JPMorgan Chase & Co. says it's the first dealer to give clients sophisticated outside analysis of their currency trades, betting they will like what they see and become repeat customers.
The bank has teamed with a London startup called BestX to inspect JPMorgan's algorithms, giving outside confirmation they're functioning as intended. The world's second-largest currency trader says the independent, third-party analysis will be available to customers on Feb. 1.
Trading titans are rolling out new ways to dissect and analyze trading as they compete for a bigger slice of the $5.1 trillion-a-day currency market. The services, typically known as transaction cost analysis, come amid mounting regulatory pressure on asset managers to prove they're not overcharged by brokers. It also highlights how devilishly difficult it can be to determine fair pricing in the relatively opaque currency market.
“We feel very strongly that clients are looking for more transparency,” said Richard James, co-head of markets execution in London for macro products at JPMorgan. BestX was founded by Oliver Jerome and Pete Eggleston, who previously worked in foreign exchange at Morgan Stanley.
JPMorgan isn't alone. Computerized market maker XTX Markets Ltd. also has a new offering, which it's been testing with clients this year and which goes live this week.
The rise of electronic trading means there's ample data to analyze, says Michael O'Brien, director of global trading at mutual fund company Eaton Vance Corp. At JPMorgan, for example, more than 95 percent of clients' spot trading transactions are electronic, while algorithmic trading is increasing 50 percent annually. Recent market manipulation scandals and so-called flash crashes have attracted more attention to the market's plumbing, O'Brien said.
“This is all a good thing — it pushes foreign exchange to become more transparent,” he said.
The currency market is particularly muddy. It's over-the-counter and splintered across many platforms that list different quotes. There's no standard price for a transaction, and costs can vary depending on creditworthiness and style of trading. A controversial practice known as “last look,” in which market makers can back out of a trade, has also caught regulators' attention.
It can be easier to inspect other markets. U.S. stocks have a public price feed that makes it easier to ascertain fair pricing.
But the currency market's complexity can be unraveled with some analytical horsepower.
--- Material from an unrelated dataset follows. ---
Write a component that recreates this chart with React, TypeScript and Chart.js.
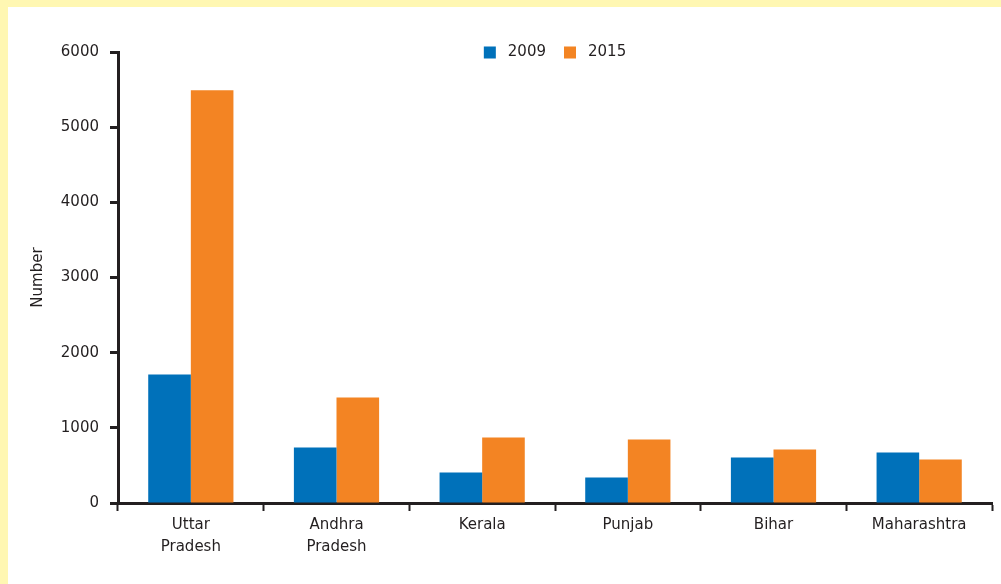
import React, { useEffect, useRef } from "react";
import { Chart, registerables } from "chart.js";

Chart.register(...registerables);

const categories: (string | string[])[] = [
  ["Uttar", "Pradesh"],
  ["Andhra", "Pradesh"],
  "Kerala",
  "Punjab",
  "Bihar",
  "Maharashtra",
];
const seriesNames = ["2009", "2015"];
const values2009 = [1710, 740, 405, 340, 606, 673];
const values2015 = [5490, 1405, 872, 846, 713, 579];
const yTicks = [0, 1000, 2000, 3000, 4000, 5000, 6000];

const BLUE = "#0071BA";
const ORANGE = "#F38423";
const INK = "#231F20";
const FONT = "'DejaVu Sans', sans-serif";

const legendPlugin = {
  id: "customLegend",
  afterDraw(chart: any) {
    const ctx = chart.ctx;
    const items = chart.data.datasets.map((d: any) => ({ label: d.label, color: d.backgroundColor }));
    ctx.save();
    ctx.font = `15px ${FONT}`;
    ctx.textBaseline = "middle";
    const box = 12;
    const gapBoxText = 12;
    const gapItems = 18;
    const widths = items.map((it: any) => box + gapBoxText + ctx.measureText(it.label).width);
    const total = widths.reduce((a: number, b: number) => a + b, 0) + gapItems * (items.length - 1);
    const cx = (chart.chartArea.left + chart.chartArea.right) / 2;
    let x = cx - total / 2;
    const y = 52.5;
    items.forEach((it: any, i: number) => {
      ctx.fillStyle = it.color;
      ctx.fillRect(x, y - box / 2, box, box);
      ctx.fillStyle = INK;
      ctx.textAlign = "left";
      ctx.fillText(it.label, x + box + gapBoxText, y);
      x += widths[i] + gapItems;
    });
    ctx.restore();
  },
};

export default function App() {
  const ref = useRef<HTMLCanvasElement | null>(null);
  useEffect(() => {
    if (!ref.current) return;
    const chart = new Chart(ref.current, {
      type: "bar",
      data: {
        labels: categories,
        datasets: [
          { label: seriesNames[0], data: values2009, backgroundColor: BLUE, borderWidth: 0 },
          { label: seriesNames[1], data: values2015, backgroundColor: ORANGE, borderWidth: 0 },
        ],
      },
      plugins: [legendPlugin],
      options: {
        responsive: false,
        animation: false,
        layout: { padding: { top: 52, right: 9, left: 0, bottom: 0 } },
        plugins: {
          legend: { display: false },
          tooltip: { enabled: false },
        },
        datasets: {
          bar: { barPercentage: 1, categoryPercentage: 0.585 },
        },
        scales: {
          x: {
            z: 1,
            afterFit(scale: any) {
              scale.height = 81;
            },
            grid: {
              display: true,
              offset: true,
              drawOnChartArea: false,
              drawTicks: true,
              tickLength: 8,
              tickWidth: 2,
              tickColor: INK,
            },
            border: { display: true, color: INK, width: 3 },
            ticks: {
              color: INK,
              padding: 3,
              maxRotation: 0,
              autoSkip: false,
              font: { family: FONT, size: 15, lineHeight: 1.45 },
            },
          },
          y: {
            z: 1,
            min: 0,
            max: 6000,
            afterFit(scale: any) {
              scale.width = 118;
            },
            afterBuildTicks(scale: any) {
              scale.ticks = yTicks.map((v) => ({ value: v }));
            },
            grid: {
              display: true,
              drawOnChartArea: false,
              drawTicks: true,
              tickLength: 8,
              tickWidth: 3,
              tickColor: INK,
            },
            border: { display: true, color: INK, width: 3 },
            ticks: {
              color: INK,
              padding: 11,
              font: { family: FONT, size: 15 },
              callback: (v: any) => String(v),
            },
            title: {
              display: true,
              text: "Number",
              color: INK,
              padding: { top: 29, bottom: 0 },
              font: { family: FONT, size: 15 },
            },
          },
        },
      },
    });
    return () => chart.destroy();
  }, []);

  return (
    <div
      style={{
        position: "fixed",
        left: 0,
        top: 0,
        width: 1001,
        height: 584,
        background: "#FFF7B2",
        overflow: "hidden",
      }}
    >
      <div
        style={{
          position: "absolute",
          left: 8,
          top: 7,
          right: 0,
          bottom: 0,
          background: "#FFFFFF",
        }}
      />
      <canvas
        ref={ref}
        width={1001}
        height={584}
        style={{ position: "absolute", left: 0, top: 0, width: 1001, height: 584 }}
      />
    </div>
  );
}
BestX pulls together prices from many liquidity providers to come up with a measure for its benchmarks.
Market impact — how much prices move after a series of trades has begun — is one consideration. Last look also complicates things. When a market maker backs out of a trade, that could cost an investor money. XTX's platform calculates the cost of missing out on that transaction.
“There are all these costs, but you might not see them,” said Jeremy Smart, global head of distribution at XTX in London. “It's this jigsaw puzzle with a crucial piece in the middle missing. We're providing that piece.”
Bloomberg LP, the parent of Bloomberg News, provides transaction analysis services.
Of course, there's a potential conflict of interest when a market maker analyzes itself for its own customers. Using a third party allows JPMorgan to sidestep that problem. XTX says it may partner with other firms and open source its system.